If one could override fatigue at will, the consequences can be bad. Users of dopaminergic drugs like amphetamines often note issues with channeling the reduced fatigue into useful tasks rather than alphabetizing one’s bookcase.
In more extreme cases, if one could ignore fatigue entirely, then analogous to lack of pain, the consequences could be severe or fatal: ultra-endurance cyclist Jure Robič would cycle for thousands of kilometers, ignoring such problems as elaborate hallucinations, and was eventually killed while cycling.

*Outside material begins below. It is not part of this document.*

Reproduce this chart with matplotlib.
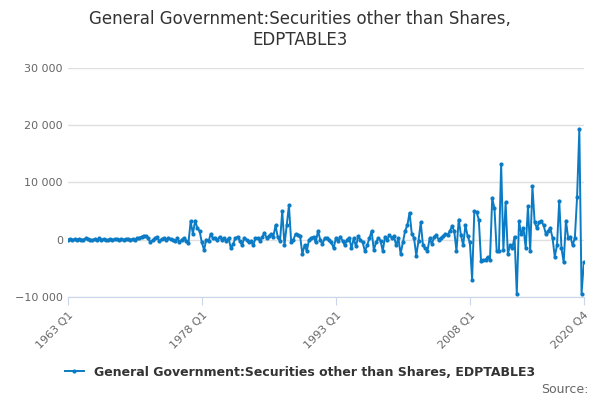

The ‘timer’ is implemented, among other things, as a gradual buildup of adenosine, which creates sleep homeostatic drive pressure and possibly physical fatigue during exercise (Noakes 2012, Martin et al 2018), leading to a gradually increasing subjectively perceived ‘cost’ of continuing with a task/staying awake/continuing athletic activities, which resets when one stops/sleeps/rests. (Glucose might work by gradually dropping over perceived time without rewards.)
Since the human mind is too limited in its planning and monitoring ability, it cannot be allowed to ‘turn off’ opportunity cost warnings and engage in hyperfocus on potentially useless things at the neglect of all other things; procrastination here represents a psychic version of pain.